= Learned treatise =

Term in law of evidence

A learned treatise, in the law of evidence, is a text that is sufficiently authoritative in its field to be admissible as evidence in a court in support of the contentions made therein.

Under the common law, such evidence was at one time considered hearsay - a statement made out of court being introduced to prove the truth of the statement - and was not admissible except to rebut the testimony of an opposing expert witness. There were four ways to introduce such evidence:
1. Adduce testimony that the opposing expert witness actually used that text to reach his conclusions;
2. Adduce testimony by the opposing expert admitting that the text is an authority in the field;
3. Have a friendly expert witness testifying against the opposing expert witness attest to the authoritativeness of the text.
4. Have the judge take judicial notice of the text, if it is sufficiently notable that the average person would know that it is an authority (for example, Gray's Anatomy).

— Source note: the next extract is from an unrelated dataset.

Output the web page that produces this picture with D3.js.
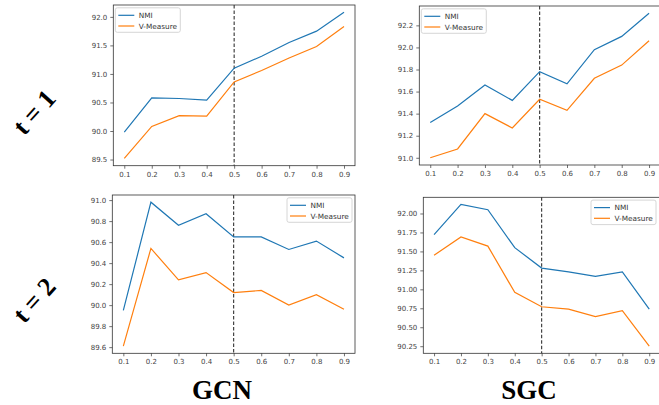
<!DOCTYPE html>
<html><head><meta charset="utf-8">
<script src="https://cdn.jsdelivr.net/npm/d3@7"></script>
<style>
html,body{margin:0;padding:0;background:#fff;overflow:hidden}
svg{display:block}
</style></head>
<body>
<svg id="chart" width="659" height="405"></svg>
<script>
const ratios = [0.1,0.2,0.3,0.4,0.5,0.6,0.7,0.8,0.9];
const xTickLabels = ["0.1","0.2","0.3","0.4","0.5","0.6","0.7","0.8","0.9"];
const seriesNames = ["NMI","V-Measure"];
const colors = ["#1f77b4","#ff7f0e"];
const splitPoint = 0.5;

// GCN, t = 1
const gcnT1NMI = [89.98,90.58,90.57,90.54,91.10,91.31,91.55,91.75,92.08];
const gcnT1VM  = [89.52,90.08,90.27,90.26,90.86,91.06,91.28,91.48,91.83];
// SGC, t = 1
const sgcT1NMI = [91.32,91.47,91.66,91.52,91.78,91.67,91.98,92.10,92.31];
const sgcT1VM  = [91.00,91.08,91.40,91.27,91.53,91.43,91.72,91.84,92.06];
// GCN, t = 2
const gcnT2NMI = [89.95,90.98,90.76,90.87,90.65,90.65,90.53,90.61,90.45];
const gcnT2VM  = [89.61,90.54,90.24,90.31,90.12,90.14,90.00,90.10,89.96];
// SGC, t = 2
const sgcT2NMI = [91.72,92.12,92.05,91.55,91.28,91.23,91.17,91.23,90.74];
const sgcT2VM  = [91.45,91.69,91.57,90.96,90.77,90.74,90.64,90.72,90.25];

const yTicksGcnT1 = [89.5,90.0,90.5,91.0,91.5,92.0];
const yTicksSgcT1 = [91.0,91.2,91.4,91.6,91.8,92.0,92.2];
const yTicksGcnT2 = [89.6,89.8,90.0,90.2,90.4,90.6,90.8,91.0];
const yTicksSgcT2 = [90.25,90.50,90.75,91.00,91.25,91.50,91.75,92.00];

const rowLabels = ["t = 1","t = 2"];
const colLabels = ["GCN","SGC"];

const svg = d3.select("#chart");

const panels = [
  {box:{l:113.3,r:355,t:5,b:165.7}, nmi:gcnT1NMI, vm:gcnT1VM, yt:yTicksGcnT1, fmt:".1f", legend:"left"},
  {box:{l:419.3,r:660,t:6,b:165}, nmi:sgcT1NMI, vm:sgcT1VM, yt:yTicksSgcT1, fmt:".1f", legend:"left"},
  {box:{l:112.3,r:355,t:195,b:353.3}, nmi:gcnT2NMI, vm:gcnT2VM, yt:yTicksGcnT2, fmt:".1f", legend:"right"},
  {box:{l:423.3,r:660,t:197.3,b:353.3}, nmi:sgcT2NMI, vm:sgcT2VM, yt:yTicksSgcT2, fmt:".2f", legend:"right"}
];

const tickFont = "DejaVu Sans, sans-serif";

panels.forEach(p => {
  const B = p.box;
  const xr = d3.extent(ratios), xp = (xr[1]-xr[0])*0.05;
  const all = p.nmi.concat(p.vm);
  const yr = d3.extent(all), yp = (yr[1]-yr[0])*0.05;
  const x = d3.scaleLinear().domain([xr[0]-xp, xr[1]+xp]).range([B.l, B.r]);
  const y = d3.scaleLinear().domain([yr[0]-yp, yr[1]+yp]).range([B.b, B.t]);
  const g = svg.append("g");

  // frame
  g.append("rect").attr("x",B.l).attr("y",B.t).attr("width",B.r-B.l).attr("height",B.b-B.t)
    .attr("fill","none").attr("stroke","#333").attr("stroke-width",0.8);

  // axes
  const xAxis = d3.axisBottom(x).tickValues(ratios).tickFormat((d,i)=>xTickLabels[i]).tickSize(3).tickPadding(3);
  const gx = g.append("g").attr("transform",`translate(0,${B.b})`).call(xAxis);
  const yAxis = d3.axisLeft(y).tickValues(p.yt).tickFormat(d3.format(p.fmt)).tickSize(3).tickPadding(3);
  const gy = g.append("g").attr("transform",`translate(${B.l},0)`).call(yAxis);
  [gx,gy].forEach(a=>{
    a.select(".domain").remove();
    a.selectAll(".tick line").attr("stroke","#333").attr("stroke-width",0.7);
    a.selectAll(".tick text").attr("fill","#444").style("font-family",tickFont).style("font-size","7px");
  });

  // dashed vertical line
  g.append("line").attr("x1",x(splitPoint)).attr("x2",x(splitPoint)).attr("y1",B.t).attr("y2",B.b)
    .attr("stroke","#333").attr("stroke-width",1.1).attr("stroke-dasharray","3.5,2");

  const line = d3.line().x((d,i)=>x(ratios[i])).y(d=>y(d));
  [p.nmi,p.vm].forEach((s,k)=>{
    g.append("path").datum(s).attr("d",line).attr("fill","none")
      .attr("stroke",colors[k]).attr("stroke-width",1.2);
  });

  // legend
  const lw = 65, lh = 24.5;
  const lx = p.legend==="left" ? B.l+2 : Math.min(B.r,659)-lw-3;
  const ly = B.t+2.8;
  const lg = g.append("g");
  lg.append("rect").attr("x",lx).attr("y",ly).attr("width",lw).attr("height",lh).attr("rx",2)
    .attr("fill","#fff").attr("fill-opacity",0.8).attr("stroke","#ccc").attr("stroke-width",0.8);
  seriesNames.forEach((n,k)=>{
    const yy = ly+7.5+k*10.7;
    lg.append("line").attr("x1",lx+3).attr("x2",lx+19).attr("y1",yy).attr("y2",yy)
      .attr("stroke",colors[k]).attr("stroke-width",1.2);
    lg.append("text").attr("x",lx+23.5).attr("y",yy).attr("dy","0.35em").text(n)
      .attr("fill","#333").style("font-family",tickFont).style("font-size","7.3px");
  });
});

// row labels
const rowY = [112, 300];
rowLabels.forEach((t,i)=>{
  svg.append("text").attr("transform",`translate(34,${rowY[i]}) rotate(-48)`)
    .attr("text-anchor","middle").attr("dy","0.35em").text(t)
    .style("font-family","Liberation Serif, serif").style("font-weight","bold").style("font-size","26px")
    .attr("fill","#000");
});
// column labels
const colX = [222, 529];
colLabels.forEach((t,i)=>{
  svg.append("text").attr("x",colX[i]).attr("y",399).attr("text-anchor","middle").text(t)
    .style("font-family","Liberation Serif, serif").style("font-weight","bold").style("font-size","27px")
    .attr("fill","#000");
});
</script>
</body></html>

Under the Federal Rules of Evidence 803 (18), either party can introduce a learned treatise as evidence, irrespective of whether it is being used to rebut the opposing party. Such texts are now considered an exception to hearsay, with two limitations:
1. For the learned treatise to be introduced, there must be an expert witness on the stand;
2. Like a recorded recollection, the actual learned treatise does not go to the jury, but instead comes into evidence only by being read to the jury.